Jamendo's CEO sent me a link on a class dealing with Promotion 2.0 (content in French) featuring Emmanuel Vivier for Culture-Buzz, the evangelist of what I call marketing x.0, i.e. new marketing like buzz, viral, word-of-mouth.... Culture-Buzz is part of a group of companies that I am most pleased to be serving these days. The class took place at CELSA, a highly respected school of marketing and communication in France, and it provided a good comparison between the old ways of promoting music and content and the methods that are taking shape under the impulse of innovators like Emmanuel.
While the class material (accessible here and also embedded at the end of this post for convenience) contains a lot of interesting points and recommendations, there are a few aspects that are particularly worth considering:
- the role of the customer, who used to be a passive recipient of marketing communications organized as a top-down process in the hands of people Joel de Rosnay calls Infocapitalists in his book (the English version is well under way) and who becomes an active player in the process of promotion of digital content;
- the sequence of marketing activities that used to place promotion as a last step right after physical distribution had occurred and before the buy decision was made by the consumer, whereas today promotion starts much earlier and is often preceded by a campaign of buzz marketing in which chosen "influencers" get a preview of the product and comment it (see the campaign on Bob Sutton's soon to be published book "No Asshole");
- the nature of communication that used to be tightly controlled and carefully created at the top or at the center of a network where the means of broadcasting used to lie, and is now rapidly evolving towards a dynamic process of conversations produced by the consumers themselves with only very limited control by the owners of the product. In fact the trend is so powerful as to have led some scholars and thought leaders to claim that brands belong less and less to corporations and more and more to their consumers (although sadly for many of us that does not concern the profits of brands we use... which may actually be an interesting idea to explore). For example, in a post about the Art of Branding Guy Kawasaki argues that consumers actually influence a lot the communication of a brand and he gives pointer about how to "flow with the go" as he says;
- the fact that transactions over the Internet grow very rapidly and the time consumers take before making a buy decision (at least for small-ticket items) is getting shorter (so we are in fact coming closer to impulse buys);
- a shift in the balance of power between record companies, artists and the public. Here the author of the class argues that record companies will have to change the way they see and play their role and consider themselves "co-creators of a musical experience" rather than authorities "who know what the public needs and will push it on the market";
- being a co-creator of a consumer experience is also something that implies some form of humility, something stressed by Polly Labarre in and interview she gave about Mavericks at work the book she co-authored with William Taylor.

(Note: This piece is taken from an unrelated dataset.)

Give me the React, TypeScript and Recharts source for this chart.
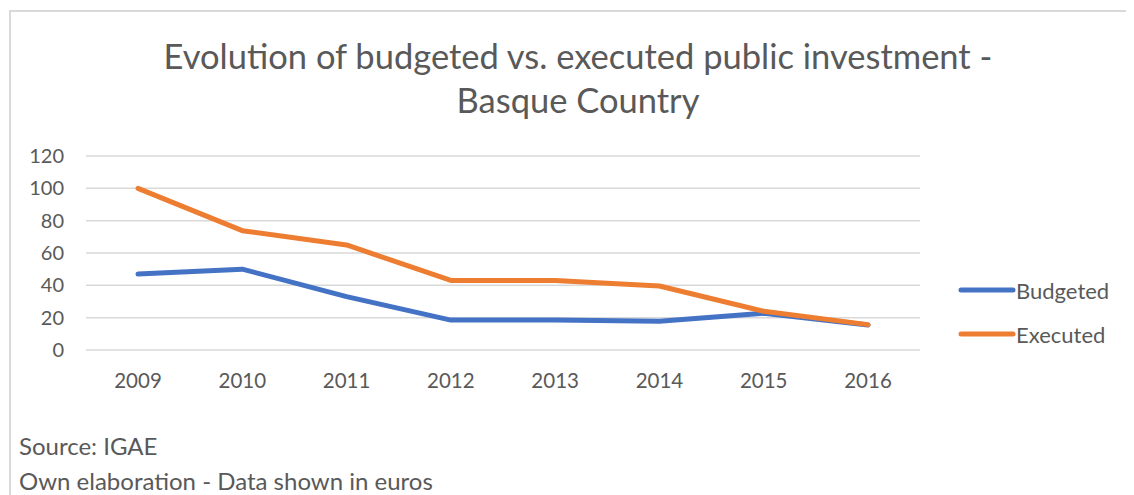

"If you want to create an enduring, emotional bond with customers,
create a sense of shared ownership and participation among customers
themselves. The more you invite people in to shape your company’s
personality and products and the more you enable them to share their
ideas with one another, the greater their stake in what your company
does. Shared ownership is much deeper than simply listening to the
customer." - Polly Labarre in an interview by Guy Kawasaki
In fact, this excellent content confirms a lot of the analysis of the trends that I had the pleasure to facilitate for Jamendo. It was early 2006 and we summarized this radical change in the way music would be marketed in a diagram that I am posting here (click on the image for full-size view). I think it shows how sound and accurate a vision Jamendo has, something that is further confirmed by recent events in distribution of online music that is not protected by DRM systems (e.g. Thomson Link in France or La Médiathèque in Belgium).
In his slide-show Alban Martin also stresses the importance of psychology,
something that I see as a confirmation that value creation in the
economy is becoming more people-centric or at least that one needs to
take full account of the human factor in generating value. And in fact
that is also something acknowledged by a branch modern financial theory
that tries to embed human psychology into market models and expert
tools designed to support the work of traders and fund managers.